Every year the show has become more visually complex and ambitious.

Now South Park may not be to everybody's taste, either stylistically or content wise, but it is a phenomenal success on its own terms. Part of that success has come from the production's ability to innovate and simplify.

The following tips have allowed the production team to stay on track - and can be applied to any complex project.

AUTOMATE LABORIOUS TASKS

By analysing the sound files from voice actors, animation software can automate the laborious lip-sync process. Animators still need to review and swap out the mouth shapes to improve the performance but this automated, predictive process is a huge leap from doing it manually.
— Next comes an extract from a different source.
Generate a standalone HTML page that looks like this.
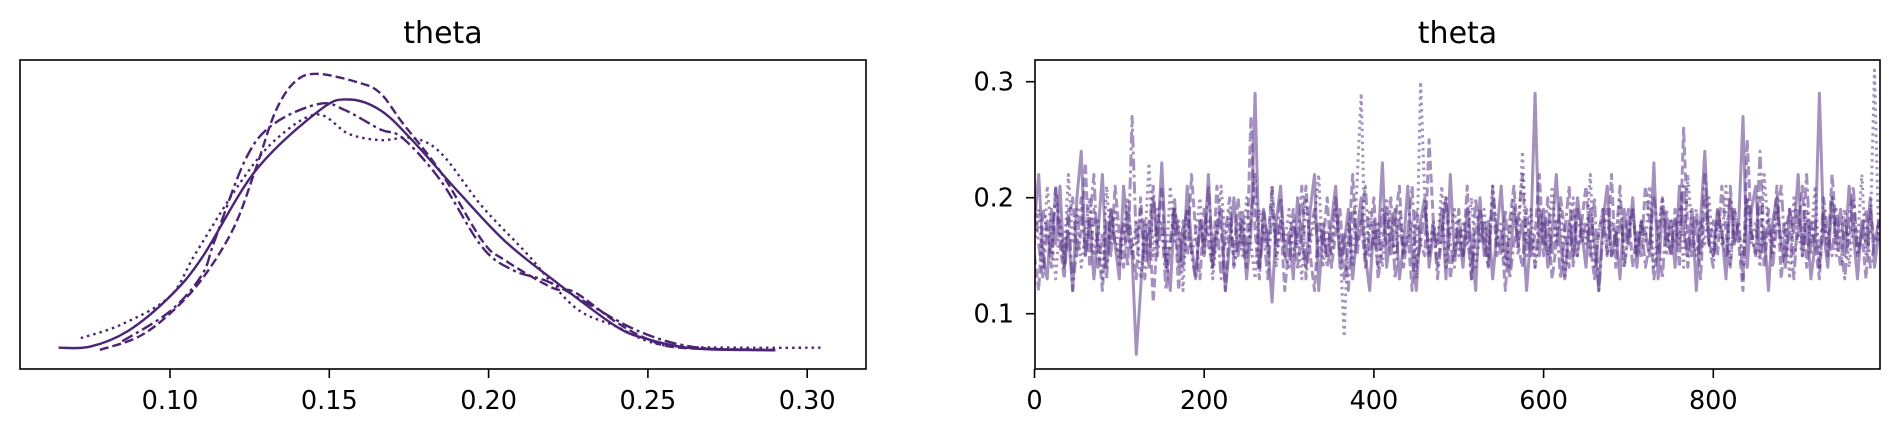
<!DOCTYPE html>
<html><head><meta charset="utf-8"><style>
html,body{margin:0;padding:0;background:#fff;}
svg{display:block;font-family:"DejaVu Sans","Liberation Sans",sans-serif;}
</style></head>
<body>
<svg id="fig" width="1900" height="436" viewBox="0 0 1900 436" xmlns="http://www.w3.org/2000/svg">
<rect x="0" y="0" width="1900" height="436" fill="#fff"/>
<g id="left"></g>
<g id="right"></g>
</svg>
<script>
// ---- KDE panel data (x values and densities per chain) ----
const kdeSolidX=[0.065,0.075,0.087,0.100,0.110,0.127,0.147,0.156,0.166,0.176,0.191,0.205,0.220,0.240,0.250,0.260,0.270,0.290];
const kdeSolidD=[0.2,0.25,1.0,2.6,4.4,8.5,11.3,11.8,11.3,9.9,7.4,5.2,3.4,1.2,0.6,0.25,0.12,0.08];
const kdeDashX=[0.078,0.090,0.100,0.110,0.120,0.127,0.133,0.139,0.146,0.159,0.166,0.173,0.185,0.198,0.205,0.220,0.227,0.240,0.250,0.260,0.290];
const kdeDashD=[0.1,0.7,1.8,3.4,5.8,8.6,11.2,12.6,13.0,12.6,12.1,10.7,8.4,5.2,4.3,3.0,2.8,1.4,0.6,0.2,0.1];
const kdeDashDotX=[0.085,0.100,0.110,0.114,0.124,0.133,0.147,0.155,0.166,0.173,0.185,0.198,0.208,0.220,0.240,0.250,0.260,0.270,0.285];
const kdeDashDotD=[0.5,1.9,3.6,5.2,9.1,10.7,11.6,11.3,10.4,10.0,8.0,4.9,3.8,3.2,1.5,0.8,0.35,0.15,0.1];
const kdeDotX=[0.072,0.085,0.100,0.108,0.122,0.133,0.146,0.156,0.166,0.176,0.185,0.198,0.212,0.227,0.240,0.250,0.260,0.280,0.305];
const kdeDotD=[0.65,1.3,2.6,4.6,7.9,9.9,11.1,10.2,9.9,10.0,9.3,6.8,4.6,2.1,1.2,0.5,0.25,0.2,0.2];
const kdeTicks=[0.10,0.15,0.20,0.25,0.30];
const kdeTickLabels=["0.10","0.15","0.20","0.25","0.30"];

// ---- Trace panel data (every 5th draw) ----
const traceStep=5;
const chainSolid=[0.18,0.22,0.15,0.13,0.19,0.16,0.21,0.14,0.17,0.12,0.20,0.24,0.15,0.18,0.13,0.17,0.22,0.14,0.19,0.16,
0.13,0.21,0.17,0.15,0.065,0.12,0.18,0.14,0.20,0.16,0.23,0.15,0.12,0.19,0.17,0.14,0.21,0.16,0.13,0.18,
0.15,0.22,0.14,0.17,0.19,0.12,0.16,0.20,0.15,0.18,0.13,0.17,0.29,0.14,0.19,0.16,0.11,0.18,0.21,0.15,
0.17,0.13,0.20,0.16,0.14,0.19,0.22,0.12,0.17,0.15,0.18,0.21,0.14,0.16,0.19,0.13,0.17,0.20,0.15,0.12,
0.18,0.16,0.23,0.14,0.17,0.19,0.13,0.16,0.21,0.15,0.12,0.18,0.20,0.14,0.17,0.16,0.19,0.13,0.22,0.15,
0.17,0.14,0.19,0.16,0.12,0.20,0.15,0.18,0.13,0.17,0.21,0.15,0.14,0.19,0.16,0.18,0.12,0.17,0.29,0.15,
0.19,0.14,0.17,0.22,0.16,0.13,0.18,0.15,0.20,0.17,0.14,0.19,0.16,0.12,0.18,0.21,0.15,0.17,0.13,0.19,
0.16,0.20,0.14,0.18,0.17,0.15,0.23,0.13,0.19,0.16,0.18,0.14,0.21,0.17,0.15,0.19,0.12,0.18,0.24,0.16,
0.15,0.19,0.17,0.13,0.20,0.16,0.18,0.27,0.14,0.19,0.21,0.15,0.17,0.12,0.18,0.20,0.16,0.14,0.19,0.17,
0.22,0.15,0.18,0.13,0.16,0.29,0.17,0.14,0.20,0.16,0.19,0.15,0.21,0.17,0.13,0.18,0.16,0.20,0.14,0.17];
const chainDash=[0.15,0.12,0.19,0.17,0.14,0.21,0.16,0.13,0.18,0.20,0.15,0.17,0.23,0.14,0.19,0.16,0.12,0.18,0.15,0.21,
0.17,0.14,0.19,0.16,0.13,0.20,0.15,0.18,0.11,0.17,0.21,0.14,0.16,0.19,0.12,0.18,0.15,0.22,0.17,0.13,
0.19,0.16,0.14,0.21,0.17,0.12,0.18,0.15,0.20,0.16,0.14,0.27,0.17,0.13,0.19,0.16,0.21,0.15,0.18,0.12,
0.16,0.19,0.14,0.17,0.21,0.15,0.12,0.18,0.16,0.20,0.14,0.17,0.19,0.13,0.16,0.22,0.15,0.18,0.14,0.17,
0.20,0.13,0.16,0.19,0.15,0.18,0.21,0.14,0.17,0.12,0.19,0.16,0.15,0.25,0.18,0.14,0.17,0.20,0.13,0.16,
0.18,0.15,0.21,0.13,0.17,0.19,0.16,0.14,0.20,0.15,0.17,0.12,0.18,0.21,0.16,0.14,0.19,0.15,0.17,0.22,
0.15,0.18,0.13,0.16,0.20,0.17,0.14,0.19,0.15,0.18,0.21,0.16,0.13,0.17,0.19,0.15,0.22,0.14,0.18,0.16,
0.19,0.14,0.17,0.15,0.21,0.18,0.13,0.16,0.20,0.17,0.15,0.19,0.14,0.26,0.17,0.15,0.18,0.13,0.20,0.16,
0.18,0.15,0.21,0.17,0.14,0.19,0.16,0.12,0.25,0.17,0.15,0.20,0.14,0.18,0.16,0.21,0.13,0.17,0.19,0.15,
0.17,0.21,0.14,0.18,0.16,0.13,0.19,0.15,0.22,0.17,0.14,0.18,0.16,0.20,0.15,0.17,0.13,0.19,0.16,0.18];
const chainDashDot=[0.20,0.16,0.13,0.18,0.15,0.21,0.17,0.14,0.19,0.12,0.16,0.20,0.15,0.18,0.22,0.14,0.17,0.13,0.19,0.16,
0.15,0.18,0.14,0.27,0.16,0.19,0.13,0.17,0.21,0.15,0.18,0.12,0.16,0.20,0.14,0.17,0.19,0.15,0.13,0.18,
0.16,0.21,0.15,0.18,0.13,0.17,0.20,0.14,0.16,0.19,0.15,0.18,0.22,0.14,0.17,0.13,0.19,0.16,0.20,0.15,
0.14,0.18,0.16,0.21,0.13,0.17,0.19,0.15,0.18,0.14,0.16,0.20,0.15,0.17,0.12,0.19,0.16,0.18,0.21,0.15,
0.17,0.14,0.19,0.16,0.20,0.13,0.18,0.15,0.17,0.21,0.14,0.16,0.19,0.15,0.18,0.13,0.17,0.20,0.16,0.14,
0.19,0.15,0.17,0.13,0.20,0.16,0.18,0.14,0.21,0.17,0.15,0.19,0.13,0.16,0.18,0.22,0.15,0.17,0.14,0.19,
0.16,0.20,0.15,0.18,0.13,0.17,0.21,0.14,0.19,0.16,0.18,0.15,0.20,0.12,0.17,0.19,0.15,0.16,0.21,0.14,
0.17,0.19,0.15,0.18,0.14,0.16,0.20,0.17,0.13,0.19,0.15,0.18,0.16,0.21,0.14,0.17,0.19,0.15,0.22,0.16,
0.14,0.19,0.17,0.15,0.21,0.16,0.18,0.13,0.20,0.17,0.15,0.24,0.16,0.19,0.14,0.18,0.21,0.15,0.17,0.13,
0.19,0.16,0.22,0.15,0.18,0.14,0.20,0.17,0.15,0.19,0.16,0.13,0.18,0.21,0.15,0.17,0.19,0.14,0.16,0.18];
const chainDot=[0.16,0.19,0.14,0.21,0.17,0.13,0.18,0.15,0.22,0.16,0.19,0.14,0.17,0.20,0.15,0.18,0.13,0.21,0.16,0.19,
0.14,0.17,0.20,0.15,0.18,0.13,0.16,0.23,0.15,0.19,0.17,0.14,0.21,0.16,0.18,0.12,0.19,0.15,0.17,0.20,
0.15,0.18,0.13,0.17,0.21,0.16,0.19,0.14,0.18,0.15,0.20,0.16,0.13,0.19,0.17,0.15,0.21,0.14,0.18,0.16,
0.19,0.15,0.17,0.13,0.20,0.16,0.18,0.22,0.14,0.17,0.15,0.19,0.16,0.08,0.18,0.14,0.21,0.29,0.15,0.19,
0.16,0.18,0.14,0.20,0.17,0.15,0.19,0.16,0.16,0.18,0.13,0.30,0.20,0.15,0.18,0.16,0.21,0.14,0.17,0.19,
0.15,0.18,0.16,0.20,0.14,0.17,0.19,0.15,0.21,0.16,0.18,0.14,0.17,0.20,0.15,0.24,0.16,0.19,0.14,0.17,
0.18,0.15,0.21,0.16,0.19,0.13,0.17,0.20,0.15,0.18,0.16,0.22,0.14,0.17,0.19,0.15,0.18,0.16,0.20,0.14,
0.17,0.19,0.15,0.18,0.16,0.21,0.14,0.17,0.20,0.15,0.18,0.16,0.19,0.14,0.22,0.17,0.15,0.18,0.16,0.20,
0.15,0.18,0.16,0.21,0.14,0.19,0.17,0.15,0.20,0.16,0.18,0.14,0.22,0.17,0.15,0.19,0.16,0.18,0.13,0.20,
0.17,0.15,0.19,0.16,0.21,0.14,0.18,0.16,0.20,0.15,0.17,0.19,0.14,0.18,0.16,0.22,0.15,0.17,0.31,0.16];
const traceXTicks=[0,200,400,600,800];
const traceYTicks=[0.1,0.2,0.3];
const traceYTickLabels=["0.1","0.2","0.3"];

const NS="http://www.w3.org/2000/svg";
function mk(tag,parent,attrs){const e=document.createElementNS(NS,tag);for(const k in attrs)e.setAttribute(k,attrs[k]);parent.appendChild(e);return e;}
function smoothPath(P){
  let d='M'+P[0][0].toFixed(1)+','+P[0][1].toFixed(1);
  for(let i=0;i<P.length-1;i++){
    const p0=P[Math.max(i-1,0)],p1=P[i],p2=P[i+1],p3=P[Math.min(i+2,P.length-1)];
    const c1x=p1[0]+(p2[0]-p0[0])/6,c1y=p1[1]+(p2[1]-p0[1])/6;
    const c2x=p2[0]-(p3[0]-p1[0])/6,c2y=p2[1]-(p3[1]-p1[1])/6;
    d+=' C'+c1x.toFixed(1)+','+c1y.toFixed(1)+' '+c2x.toFixed(1)+','+c2y.toFixed(1)+' '+p2[0].toFixed(1)+','+p2[1].toFixed(1);
  }
  return d;
}

const L={x0:20,x1:866,y0:60,y1:369};
const kx=v=>170+(v-0.10)*3186;
const ky=d=>352-d*21.4;
const R={x0:1035,x1:1880,y0:60,y1:369};
const tx=i=>1034.5+i*0.8485;
const ty=v=>197.7-(v-0.2)*1160;

const left=document.getElementById('left');
const right=document.getElementById('right');
const col="#4a2575";
const styles=[{n:'solid',d:''},{n:'dashed',d:'9,4'},{n:'dash-dot',d:'12,4,3,4'},{n:'dotted',d:'2.5,4'}];

const kdeSeries=[[kdeSolidX,kdeSolidD],[kdeDashX,kdeDashD],[kdeDashDotX,kdeDashDotD],[kdeDotX,kdeDotD]];
kdeSeries.forEach((s,ci)=>{
  const P=s[0].map((x,i)=>[kx(x),ky(s[1][i])]);
  const p=mk('path',left,{d:smoothPath(P),fill:'none',stroke:col,'stroke-width':2.4,'stroke-linejoin':'round'});
  if(styles[ci].d)p.setAttribute('stroke-dasharray',styles[ci].d);
  
  
});
const lf=mk('rect',left,{x:L.x0,y:L.y0,width:L.x1-L.x0,height:L.y1-L.y0,fill:'none',stroke:'#000','stroke-width':1.6});


kdeTicks.forEach((v,i)=>{
  const x=kx(v);
  const t=mk('line',left,{x1:x,x2:x,y1:L.y1,y2:L.y1+9,stroke:'#000','stroke-width':1.6});
  
  
  const tl=mk('text',left,{x:x,y:409,'text-anchor':'middle','font-size':25.5,fill:'#000'});
  tl.textContent=kdeTickLabels[i];
  
  
});
const lt=mk('text',left,{x:(L.x0+L.x1)/2,y:43,'text-anchor':'middle','font-size':30,fill:'#000'});
lt.textContent='theta';



const clip=mk('clipPath',right,{id:'rc'});
mk('rect',clip,{x:R.x0,y:R.y0,width:R.x1-R.x0,height:R.y1-R.y0});
const chains=[chainSolid,chainDash,chainDashDot,chainDot];
chains.forEach((c,ci)=>{
  let pts=c.map((v,i)=>tx(i*traceStep).toFixed(1)+','+ty(v).toFixed(1)).join(' ');
  const p=mk('polyline',right,{points:pts,fill:'none',stroke:'#5a3688','stroke-opacity':0.55,'stroke-width':3,'stroke-linejoin':'round','clip-path':'url(#rc)'});
  if(styles[ci].d)p.setAttribute('stroke-dasharray',styles[ci].d);
  
  
});
const rf=mk('rect',right,{x:R.x0,y:R.y0,width:R.x1-R.x0,height:R.y1-R.y0,fill:'none',stroke:'#000','stroke-width':1.6});


traceXTicks.forEach(v=>{
  const x=tx(v);
  const t=mk('line',right,{x1:x,x2:x,y1:R.y1,y2:R.y1+9,stroke:'#000','stroke-width':1.6});
  
  
  const tl=mk('text',right,{x:x,y:409,'text-anchor':'middle','font-size':25.5,fill:'#000'});
  tl.textContent=String(v);
  
  
});
traceYTicks.forEach((v,i)=>{
  const y=ty(v);
  const t=mk('line',right,{x1:R.x0-9,x2:R.x0,y1:y,y2:y,stroke:'#000','stroke-width':1.6});
  
  
  const tl=mk('text',right,{x:1014,y:y+9,'text-anchor':'end','font-size':25.5,fill:'#000'});
  tl.textContent=traceYTickLabels[i];
  
  
});
const rt=mk('text',right,{x:(R.x0+R.x1)/2,y:43,'text-anchor':'middle','font-size':30,fill:'#000'});
rt.textContent='theta';


</script>
</body></html>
BUILD AN EFFICIENT, SEARCHABLE ASSET DATABASE

Every single visual element used in South Park is categorised and searchable so animators can quickly build a scene, based on a few key words. If an asset has been created once with the potential for re-use it's value is magnified by being searchable.

BUILD A SOLID RIG

Animators need to manipulate a character quickly and easily without having to rebuild anything. Eric Cartman always looks the same, no matter which animator is controlling him.

This approach to making a solid template with built in flexibility is handy for an individual user but it can provide serious time savings when the tool is shared and with other users across a team.

TRUST YOUR GUT

The writing team knocks together the story in the first day and a half of production. With so many previous episodes and successful seasons, they could call on a cache of detailed analytics to help them build new stories but trying to make each other laugh is still the best starting point for new South Park jokes.

Data is useful but you can just talk to your audience too. Don't let the data be a barrier.

RUN WITH IMPERFECT IDEAS

With a short production schedule, there is no time to fully craft and curate an idea. Just like the agile methodology for software development, the writing team takes the best of what they have and moves to the next stage.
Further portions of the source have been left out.